» **TASK DETAILS**
Return all lines from the listing below in which the string "React" occurs.

----

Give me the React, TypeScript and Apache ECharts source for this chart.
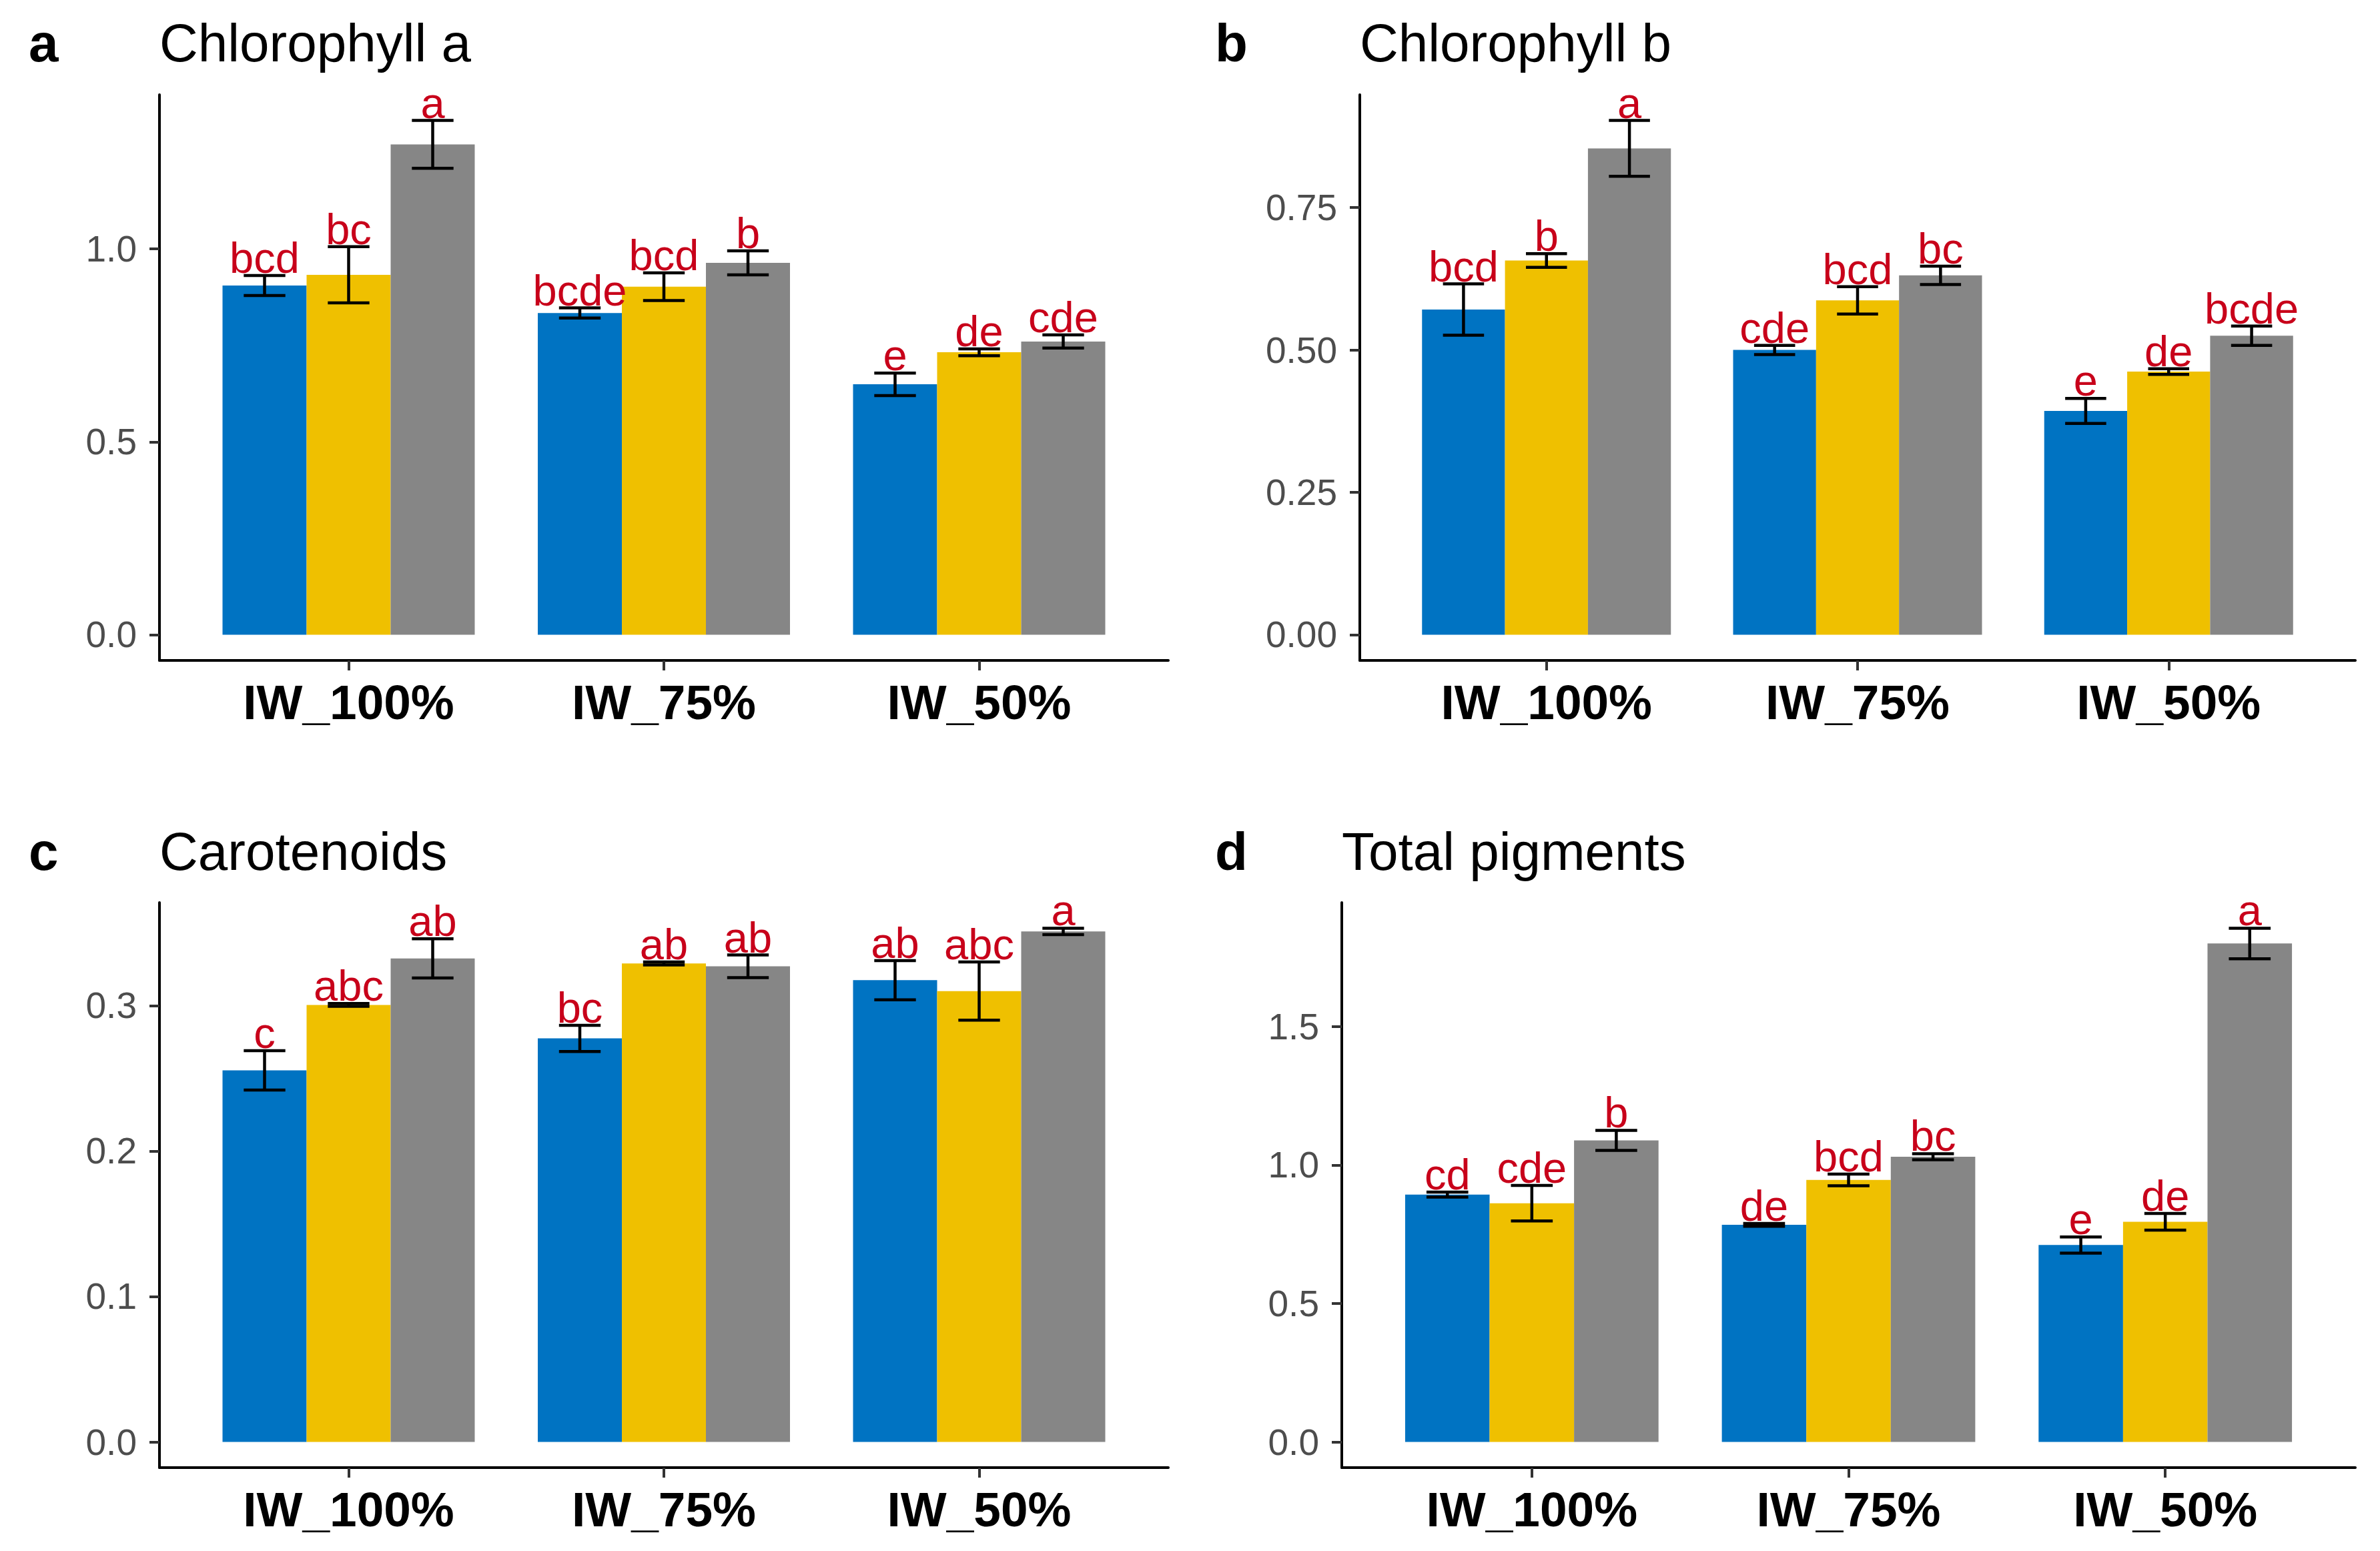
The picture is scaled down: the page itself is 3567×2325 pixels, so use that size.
import React, { useEffect, useRef } from "react";
import * as echarts from "echarts";

const categories = ["IW_100%", "IW_75%", "IW_50%"];
const seriesColors = ["#0073C2", "#EFC000", "#868686"];

// Panel a: Chlorophyll a
const chlA_blue = [0.905, 0.834, 0.649];
const chlA_blue_sd = [0.026, 0.013, 0.029];
const chlA_yellow = [0.933, 0.902, 0.732];
const chlA_yellow_sd = [0.073, 0.036, 0.009];
const chlA_gray = [1.271, 0.964, 0.76];
const chlA_gray_sd = [0.062, 0.031, 0.017];
const chlA_letters = [
  ["bcd", "bcde", "e"],
  ["bc", "bcd", "de"],
  ["a", "b", "cde"],
];
const chlA_ticks = [0, 0.5, 1.0];

// Panel b: Chlorophyll b
const chlB_blue = [0.571, 0.5, 0.393];
const chlB_blue_sd = [0.045, 0.008, 0.022];
const chlB_yellow = [0.657, 0.587, 0.462];
const chlB_yellow_sd = [0.012, 0.024, 0.005];
const chlB_gray = [0.854, 0.631, 0.525];
const chlB_gray_sd = [0.049, 0.016, 0.017];
const chlB_letters = [
  ["bcd", "cde", "e"],
  ["b", "bcd", "de"],
  ["a", "bc", "bcde"],
];
const chlB_ticks = [0, 0.25, 0.5, 0.75];

// Panel c: Carotenoids
const car_blue = [0.2555, 0.2775, 0.3175];
const car_blue_sd = [0.0135, 0.009, 0.0135];
const car_yellow = [0.3005, 0.329, 0.31];
const car_yellow_sd = [0.001, 0.001, 0.02];
const car_gray = [0.3325, 0.327, 0.351];
const car_gray_sd = [0.0135, 0.0078, 0.0022];
const car_letters = [
  ["c", "bc", "ab"],
  ["abc", "ab", "abc"],
  ["ab", "ab", "a"],
];
const car_ticks = [0, 0.1, 0.2, 0.3];

// Panel d: Total pigments
const tot_blue = [0.893, 0.784, 0.711];
const tot_blue_sd = [0.009, 0.005, 0.029];
const tot_yellow = [0.862, 0.946, 0.795];
const tot_yellow_sd = [0.064, 0.021, 0.03];
const tot_gray = [1.089, 1.03, 1.8];
const tot_gray_sd = [0.036, 0.011, 0.055];
const tot_letters = [
  ["cd", "de", "e"],
  ["cde", "bcd", "de"],
  ["b", "bc", "a"],
];
const tot_ticks = [0, 0.5, 1.0, 1.5];

const FONT = '"Liberation Sans", Arial, Helvetica, sans-serif';

type Panel = {
  tag: string;
  title: string;
  means: number[][];
  sds: number[][];
  letters: string[][];
  ticks: number[];
  decimals: number;
  grid: { left: number; top: number; width: number; height: number };
};

const panels: Panel[] = [
  {
    tag: "a",
    title: "Chlorophyll a",
    means: [chlA_blue, chlA_yellow, chlA_gray],
    sds: [chlA_blue_sd, chlA_yellow_sd, chlA_gray_sd],
    letters: chlA_letters,
    ticks: chlA_ticks,
    decimals: 1,
    grid: { left: 239, top: 142, width: 1512, height: 848 },
  },
  {
    tag: "b",
    title: "Chlorophyll b",
    means: [chlB_blue, chlB_yellow, chlB_gray],
    sds: [chlB_blue_sd, chlB_yellow_sd, chlB_gray_sd],
    letters: chlB_letters,
    ticks: chlB_ticks,
    decimals: 2,
    grid: { left: 2038, top: 142, width: 1492, height: 848 },
  },
  {
    tag: "c",
    title: "Carotenoids",
    means: [car_blue, car_yellow, car_gray],
    sds: [car_blue_sd, car_yellow_sd, car_gray_sd],
    letters: car_letters,
    ticks: car_ticks,
    decimals: 1,
    grid: { left: 239, top: 1353, width: 1512, height: 847 },
  },
  {
    tag: "d",
    title: "Total pigments",
    means: [tot_blue, tot_yellow, tot_gray],
    sds: [tot_blue_sd, tot_yellow_sd, tot_gray_sd],
    letters: tot_letters,
    ticks: tot_ticks,
    decimals: 1,
    grid: { left: 2011, top: 1353, width: 1519, height: 847 },
  },
];

function buildOption() {
  const grids: any[] = [];
  const xAxes: any[] = [];
  const yAxes: any[] = [];
  const series: any[] = [];
  const graphics: any[] = [];
  const tagX = [43, 1821, 43, 1821];

  panels.forEach((p, pi) => {
    grids.push({ ...p.grid, containLabel: false });
    let ymax = 0;
    p.means.forEach((arr, s) =>
      arr.forEach((m, c) => {
        ymax = Math.max(ymax, m + p.sds[s][c]);
      })
    );
    const pad = ymax * 0.05;

    xAxes.push({
      type: "value",
      gridIndex: pi,
      min: 0.4,
      max: 3.6,
      splitLine: { show: false },
      axisLine: { show: true, onZero: false, lineStyle: { color: "#000", width: 4 } },
      axisTick: {
        show: true,
        customValues: [1, 2, 3],
        length: 15,
        lineStyle: { color: "#333333", width: 4 },
      },
      axisLabel: {
        show: true,
        customValues: [1, 2, 3],
        formatter: (v: number) => categories[Math.round(v) - 1] ?? "",
        fontFamily: FONT,
        fontSize: 73,
        fontWeight: "bold",
        color: "#000",
        margin: 26,
      },
    });
    yAxes.push({
      type: "value",
      gridIndex: pi,
      min: -pad,
      max: ymax + pad,
      splitLine: { show: false },
      axisLine: { show: true, onZero: false, lineStyle: { color: "#000", width: 4 } },
      axisTick: {
        show: true,
        customValues: p.ticks,
        length: 15,
        lineStyle: { color: "#333333", width: 4 },
      },
      axisLabel: {
        show: true,
        customValues: p.ticks,
        formatter: (v: number) => v.toFixed(p.decimals),
        fontFamily: FONT,
        fontSize: 55,
        color: "#4D4D4D",
        margin: 34,
      },
    });

    p.means.forEach((arr, s) => {
      series.push({
        type: "bar",
        xAxisIndex: pi,
        yAxisIndex: pi,
        data: arr.map((m, c) => [c + 1, m]),
        barGap: "0%",
        barCategoryGap: "20%",
        itemStyle: { color: seriesColors[s] },
        silent: true,
      });
    });

    // error bars + letters
    const items: number[][] = [];
    const meta: { s: number; c: number }[] = [];
    p.means.forEach((arr, s) =>
      arr.forEach((m, c) => {
        items.push([c + 1 + (s - 1) * (0.8 / 3), m]);
        meta.push({ s, c });
      })
    );
    series.push({
      type: "custom",
      xAxisIndex: pi,
      yAxisIndex: pi,
      clip: false,
      silent: true,
      z: 10,
      data: items,
      renderItem: (params: any, api: any) => {
        const { s, c } = meta[params.dataIndex];
        const x = api.value(0);
        const m = p.means[s][c];
        const sd = p.sds[s][c];
        const hw = 0.066;
        const top = api.coord([x, m + sd]);
        const bot = api.coord([x, m - sd]);
        const tl = api.coord([x - hw, m + sd]);
        const tr = api.coord([x + hw, m + sd]);
        const bl = api.coord([x - hw, m - sd]);
        const br = api.coord([x + hw, m - sd]);
        const ls = { stroke: "#000", lineWidth: 4.5 };
        return {
          type: "group",
          children: [
            { type: "line", shape: { x1: top[0], y1: top[1], x2: bot[0], y2: bot[1] }, style: ls },
            { type: "line", shape: { x1: tl[0], y1: tl[1], x2: tr[0], y2: tr[1] }, style: ls },
            { type: "line", shape: { x1: bl[0], y1: bl[1], x2: br[0], y2: br[1] }, style: ls },
            {
              type: "text",
              x: top[0],
              y: top[1] - 4 - 0.3465 * 65,
              style: {
                text: p.letters[s][c],
                fill: "#C8001A",
                fontSize: 65,
                fontFamily: FONT,
                align: "center",
                verticalAlign: "middle",
              },
            },
          ],
        };
      },
    });

    const baseY = pi < 2 ? 92 : 1304;
    graphics.push({
      type: "text",
      x: tagX[pi],
      y: baseY - 0.3465 * 80,
      style: {
        text: p.tag,
        fontSize: 80,
        fontWeight: "bold",
        fontFamily: FONT,
        fill: "#000",
        align: "left",
        verticalAlign: "middle",
      },
    });
    graphics.push({
      type: "text",
      x: p.grid.left,
      y: baseY - 0.3465 * 80,
      style: {
        text: p.title,
        fontSize: 80,
        fontFamily: FONT,
        fill: "#000",
        align: "left",
        verticalAlign: "middle",
      },
    });
  });

  return {
    animation: false,
    backgroundColor: "#FFFFFF",
    grid: grids,
    xAxis: xAxes,
    yAxis: yAxes,
    series,
    graphic: graphics,
  };
}

export default function App() {
  const ref = useRef<HTMLDivElement>(null);
  useEffect(() => {
    if (!ref.current) return;
    const chart = echarts.init(ref.current, undefined, { renderer: "svg" });
    chart.setOption(buildOption() as any);
    return () => chart.dispose();
  }, []);
  return (
    <div
      ref={ref}
      style={{ position: "absolute", left: 0, top: 0, width: 3567, height: 2325, background: "#fff" }}
    />
  );
}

----

» **RESPONSE**
Give me the React, TypeScript and Apache ECharts source for this chart.
import React, { useEffect, useRef } from "react";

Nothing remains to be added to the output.